Uma carta aberta assinada por 21 analistas e cientistas de universidades e institutos de relações internacionais advertiu os meios de comunicação dos EUA: mesmo que os arquivos sejam autênticos, nada do que foi divulgado sustenta a tese da ligação da Venezuela ou do Equador com as Farc. Apontou, além disso, para os esforços sistemáticos de Bogotá para distorcer seu conteúdo. O fundamento para acusar Chávez de dar apoio material às Farc é a alegação de que a pessoa referida nos arquivos de Reyes como “Ángel” é o presidente da Venezuela.
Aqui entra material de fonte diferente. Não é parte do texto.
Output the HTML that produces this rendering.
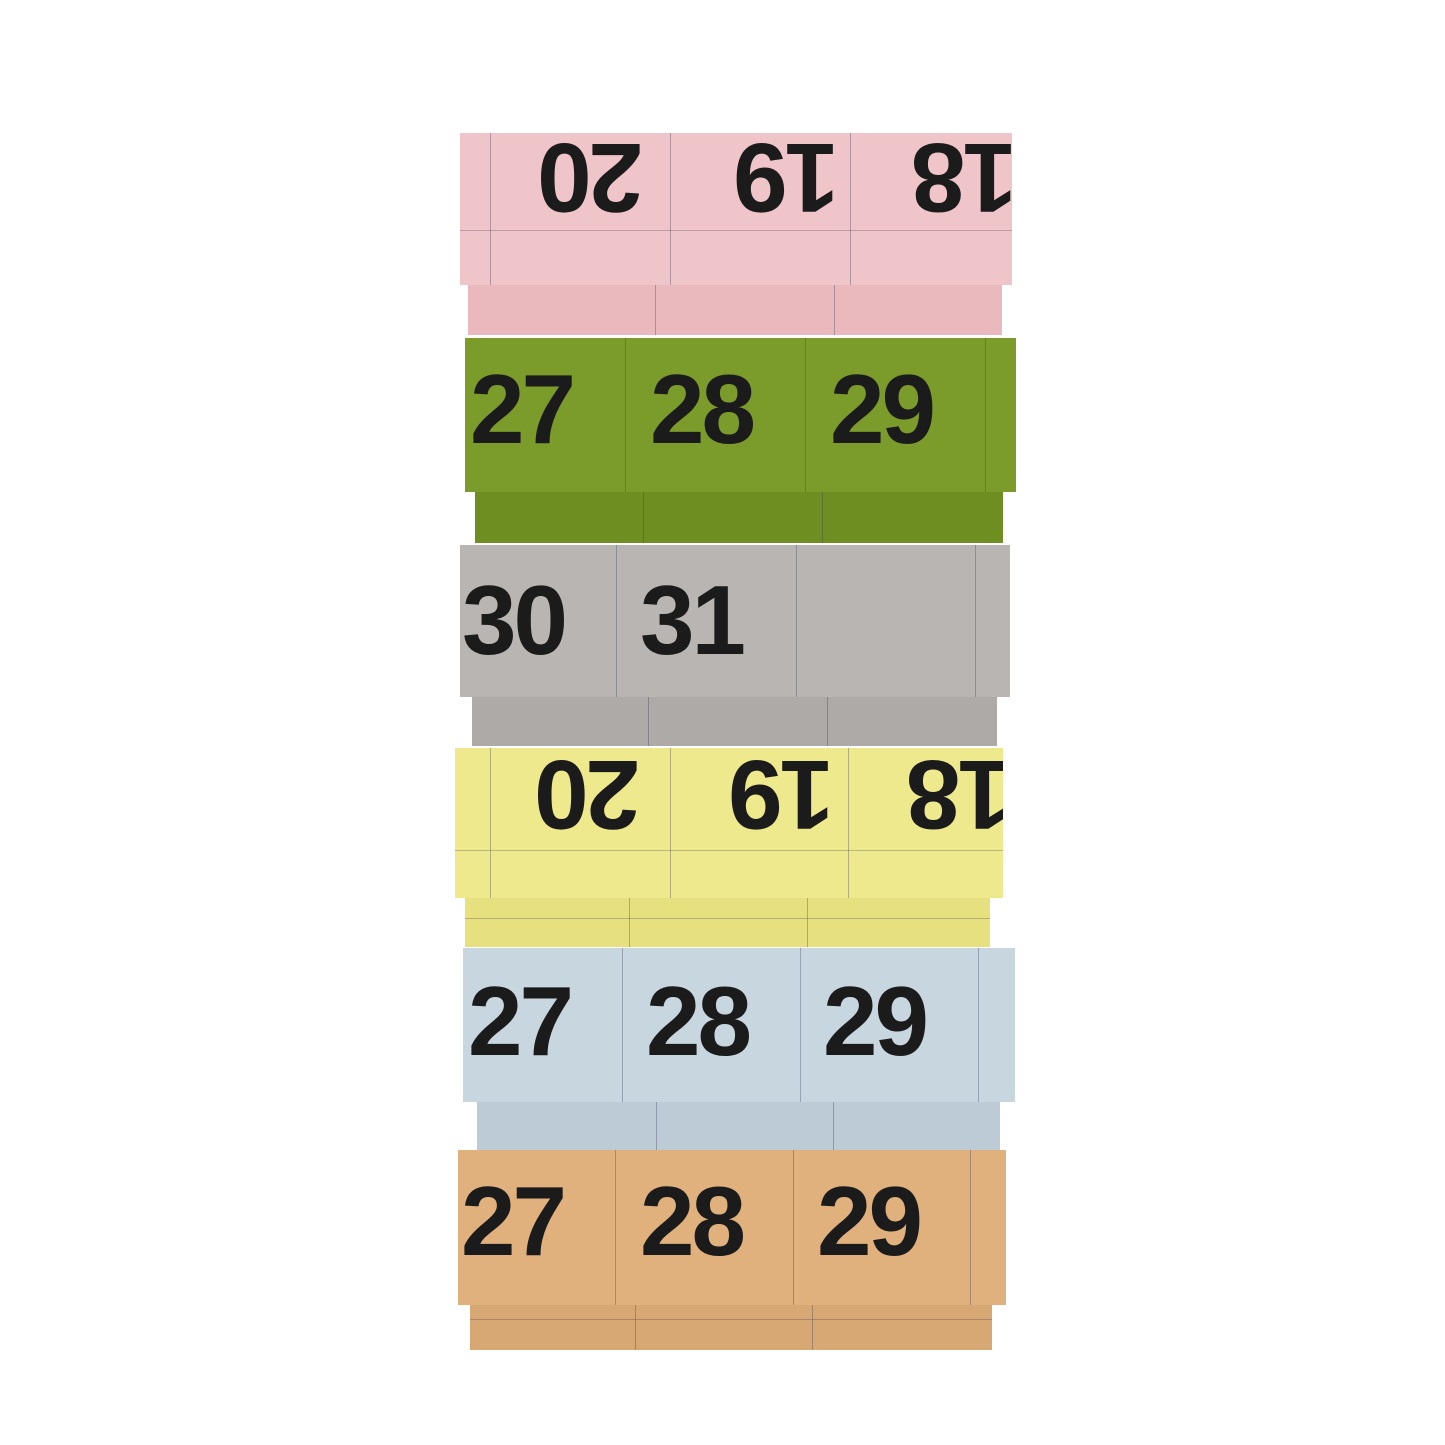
<!DOCTYPE html>
<html><head><meta charset="utf-8"><style>
html,body{margin:0;padding:0;background:#fff;}
body{width:1445px;height:1445px;position:relative;overflow:hidden;font-family:"Liberation Sans",sans-serif;}
.b{position:absolute;box-sizing:border-box;overflow:hidden;}
.v{position:absolute;top:0;bottom:0;width:1px;background:rgba(60,60,90,0.35);}
.h{position:absolute;left:0;right:0;height:1px;background:rgba(60,60,90,0.3);}
.t{position:absolute;font-weight:bold;font-size:98px;line-height:1;color:#1b1b1b;letter-spacing:-3px;}
.r{transform:rotate(180deg);}
</style></head><body>

<!-- pink -->
<div class="b" style="left:468px;top:285px;width:534px;height:50px;background:#e9b9be;">
 <div class="v" style="left:187px"></div><div class="v" style="left:366px"></div></div>
<div class="b" style="left:460px;top:133px;width:552px;height:152px;background:#f0c5ca;">
 <div class="v" style="left:30px"></div><div class="v" style="left:210px"></div><div class="v" style="left:390px"></div>
 <div class="h" style="top:97px"></div>
 <div class="t r" style="left:80px;top:-4px;">20</div>
 <div class="t r" style="left:276px;top:-4px;">19</div>
 <div class="t r" style="left:454px;top:-4px;">18</div>
</div>

<!-- green -->
<div class="b" style="left:475px;top:492px;width:528px;height:51px;background:#6f8e22;">
 <div class="v" style="left:168px"></div><div class="v" style="left:347px"></div></div>
<div class="b" style="left:465px;top:338px;width:551px;height:154px;background:#7b9b2b;">
 <div class="v" style="left:160px"></div><div class="v" style="left:340px"></div><div class="v" style="left:520px"></div>
 <div class="t" style="left:5px;top:22px;">27</div>
 <div class="t" style="left:185px;top:22px;">28</div>
 <div class="t" style="left:365px;top:22px;">29</div>
</div>

<!-- gray -->
<div class="b" style="left:472px;top:697px;width:525px;height:49px;background:#aeaaa8;">
 <div class="v" style="left:176px"></div><div class="v" style="left:355px"></div></div>
<div class="b" style="left:460px;top:545px;width:550px;height:152px;background:#b9b5b3;">
 <div class="v" style="left:156px"></div><div class="v" style="left:336px"></div><div class="v" style="left:515px"></div>
 <div class="t" style="left:2px;top:26px;">30</div>
 <div class="t" style="left:180px;top:26px;">31</div>
</div>

<!-- yellow -->
<div class="b" style="left:465px;top:898px;width:525px;height:49px;background:#e6e07e;">
 <div class="v" style="left:164px"></div><div class="v" style="left:342px"></div><div class="h" style="top:20px"></div></div>
<div class="b" style="left:455px;top:748px;width:548px;height:150px;background:#eee98c;">
 <div class="v" style="left:35px"></div><div class="v" style="left:215px"></div><div class="v" style="left:393px"></div>
 <div class="h" style="top:102px"></div>
 <div class="t r" style="left:82px;top:-2px;">20</div>
 <div class="t r" style="left:276px;top:-2px;">19</div>
 <div class="t r" style="left:454px;top:-2px;">18</div>
</div>

<!-- blue -->
<div class="b" style="left:477px;top:1102px;width:523px;height:48px;background:#bccbd5;">
 <div class="v" style="left:179px"></div><div class="v" style="left:356px"></div></div>
<div class="b" style="left:463px;top:948px;width:552px;height:154px;background:#c8d6df;">
 <div class="v" style="left:159px"></div><div class="v" style="left:337px"></div><div class="v" style="left:515px"></div>
 <div class="t" style="left:5px;top:24px;">27</div>
 <div class="t" style="left:183px;top:24px;">28</div>
 <div class="t" style="left:360px;top:24px;">29</div>
</div>

<!-- orange -->
<div class="b" style="left:470px;top:1305px;width:522px;height:45px;background:#d8a874;">
 <div class="v" style="left:165px"></div><div class="v" style="left:342px"></div><div class="h" style="top:14px"></div></div>
<div class="b" style="left:458px;top:1150px;width:548px;height:155px;background:#e0b17d;">
 <div class="v" style="left:157px"></div><div class="v" style="left:335px"></div><div class="v" style="left:512px"></div>
 <div class="t" style="left:3px;top:22px;">27</div>
 <div class="t" style="left:182px;top:22px;">28</div>
 <div class="t" style="left:359px;top:22px;">29</div>
</div>

</body></html>
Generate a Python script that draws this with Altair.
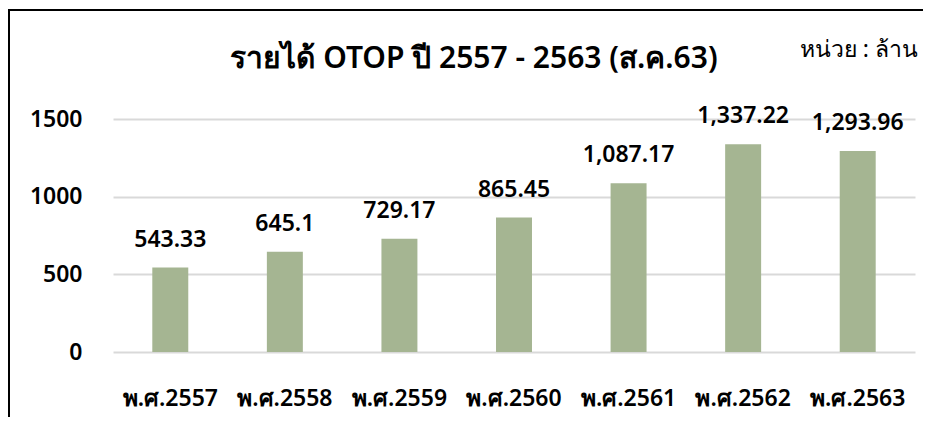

Mas os textos encontrados citam Ángel e Chávez como pessoas distintas, às vezes no mesmo parágrafo.
A noção de que a Venezuela forneceu ou pretendeu fornecer 300 milhões de dólares à guerrilha baseia-se em uma só passagem de uma carta de 23 de dezembro, enviada por Reyes ao secretariado das Farc: “Com relação aos 300, que de agora em diante chamaremos ‘dossiê’...”. Em parte alguma encontra-se qualquer informação para sustentar que isso se refere a milhões de dólares e não, por exemplo, a reféns, contatos, alvos ou qualquer outra coisa.
Os autores endossam a análise de Adam Isacson, da ONG Centro para Política Internacional, segundo a qual as mensagens entre guerrilheiros sobre Chávez e da Venezuela indicam uma relação distante, ainda que cordial, até o outono (do Hemisfério Norte) de 2007, quando Caracas começou a participar das negociações sobre reféns. O próprio secretário-geral da OEA, José Miguel Insulza, afirmou categoricamente ao subcomitê da Câmara dos EUA sobre relações com a América Latina, que não há evidência de ligação da Venezuela com os rebeldes colombianos.
Além disso, os especialistas, encabeçados por Charles Bergquist, da Universidade de Washington, e Larry Birns, da ONG Conselho sobre Assuntos Hemisféricos, sublinham que outras afirmações das autoridades colombianas sobre os laptops já se mostraram falsas. É o caso da suposta foto de um encontro de líderes das Farc com um funcionário do gabinete equatoriano e a alegação de conspiração da guerrilha para construir uma “bomba suja”, esta última foi abertamente desmentida pelos EUA.
A matéria-prima da “bomba” seriam alguns quilos de urânio empobrecido (depleted uranium ou DU), material muito usado pelo Pentágono em projéteis (como os disparados pelos bombardeiros A-10 e helicópteros Apache) e na blindagem de tanques. Desde a Guerra do Golfo de 1991, esse material foi despejado às centenas de toneladas no Iraque, Bósnia e Kosovo. Veteranos solicitaram indenizações por doenças e filhos defeituosos atribuídos a seu contato com DU e o Pentágono as negou, apoiando-se na evidência científica de que a radioatividade desse material não é significativa. Tanto que é usado como proteção contra radiação em equipamentos de radioterapia e radiografia.
Continua a polêmica sobre os riscos toxicológicos do DU a longo prazo, mas certamente não serve como “bomba suja” e o Pentágono, depois de décadas a convencer soldados e tribunais de que o material é inofensivo, não pode deixar a Colômbia apontá-lo como arma de destruição em massa. Apesar dos receios de Chávez, Uribe deve ter decidido imitar Colin Powell e Tony Blair sem autorização de Washington. É difícil acusar a CIA de erro tão banal.